Bailey is an adorable character with a lot of problems. She has insecurity issues, which affects her look on the romance part of her life. She's really confident, though, in her own way and she's so funny. Her stories are adorable and had me laughing out loud along with gasping out loud. Her romance vision is clouded with her undying love for her three boyfriends throughout the book. I thought she was a really sweet narrator, and Mackall wrote her so well. I found myself relating to her (even though I have never dating anyone, broke up with them, and taken their dog).

Mackall also writes the side characters in this book well. Bailey's mother is hilarious, and their mother-daughter relationship was obvious. Bailey's best friend Amber was also sweet, but a little more realistic in her own love life. Bailey really used her mom and Amber as her crutches in the entirety of the book when the going got rough.

Over all, I thought My Boyfriends' Dogs was a hilarious, sweet read that had me crying tears of joy and sorrow. Mackall is an excellent author and I loved how she wrote the parts in St. Louis from each persons perspective.
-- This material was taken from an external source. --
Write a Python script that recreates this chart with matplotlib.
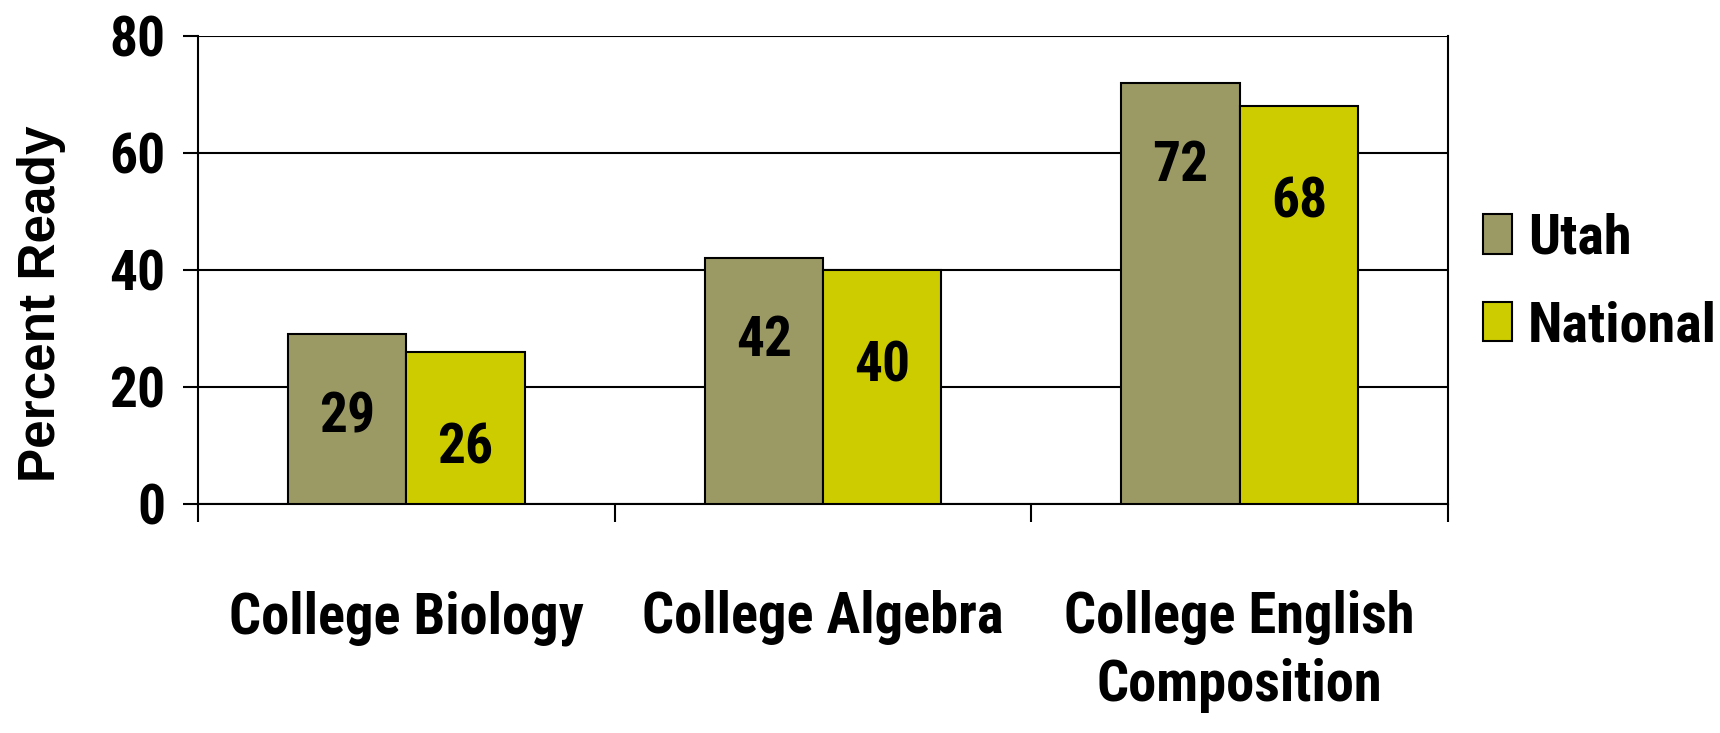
import matplotlib.pyplot as plt
import numpy as np

# data
categories = ['College Biology', 'College Algebra', 'College English\nComposition']
utah = [29, 42, 72]
national = [26, 40, 68]
series_names = ['Utah', 'National']

plt.rcParams['font.family'] = ['Roboto Condensed', 'Liberation Sans', 'DejaVu Sans']
plt.rcParams['font.weight'] = 'bold'

fig = plt.figure(figsize=(17.2, 7.33), dpi=100)
ax = fig.add_axes([0.1151, 0.3124, 0.7268, 0.6385])

x = np.arange(len(categories))
w = 0.284
c_utah = '#9C9A64'
c_nat = '#CCCC00'

b1 = ax.bar(x - w / 2, utah, w, color=c_utah, edgecolor='black', linewidth=1.5, label=series_names[0], zorder=3)
b2 = ax.bar(x + w / 2, national, w, color=c_nat, edgecolor='black', linewidth=1.5, label=series_names[1], zorder=3)

# value labels inside the bars
for xi, v in zip(x - w / 2, utah):
    ax.text(xi, v - 14.2, str(v), ha='center', va='center', fontsize=40, fontweight='bold', zorder=4)
for xi, v in zip(x + w / 2, national):
    ax.text(xi, v - 16.5, str(v), ha='center', va='center', fontsize=40, fontweight='bold', zorder=4)

ax.set_xlim(-0.5, 2.5)
ax.set_ylim(0, 80)
ax.set_yticks([0, 20, 40, 60, 80])
ax.yaxis.grid(True, color='black', linewidth=1.5, zorder=0)
ax.set_axisbelow(True)

ax.set_xticks(x)
ax.set_xticklabels(categories, fontsize=40.7, fontweight='bold', linespacing=1.3)
ax.set_xticks([-0.5, 0.5, 1.5, 2.5], minor=True)
ax.tick_params(axis='x', which='major', length=0, pad=62)
ax.tick_params(axis='x', which='minor', length=13, width=1.5, direction='out')
ax.tick_params(axis='y', length=11, width=1.5, direction='out', labelsize=40, pad=12.5)
for lab in ax.get_yticklabels():
    lab.set_fontweight('bold')

for s in ['left', 'bottom', 'right']:
    ax.spines[s].set_linewidth(1.5)
ax.spines['top'].set_visible(False)

ax.set_ylabel('Percent Ready', fontsize=37, fontweight='bold', family='Liberation Sans')
ax.yaxis.set_label_coords(-0.1056, 0.428)

fig.legend(handles=[b1, b2], loc='center left', bbox_to_anchor=(0.862, 0.6146),
           frameon=False, fontsize=40.5, handlelength=0.53, handleheight=0.71,
           handletextpad=0.27, labelspacing=0.63, borderpad=0, borderaxespad=0)
for t in fig.legends[0].get_texts():
    t.set_fontweight('bold')

plt.savefig('out.png', dpi=100)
Bailey was just a confused and hopeful teenage girl who wished for love, but also had some of the strangest predicaments. I loved this book and would read it again (if I could. Which I can't. Because I have 66 books to read [not including sequels and series]).

The Cover: This cover looks plain, and it is, somewhat, but I like the dog collars (if you didn't notice, the tags state each dogs name on them). But when I got the book, the back was in yellow with the dogs on it so the cover is plain, but the back is better.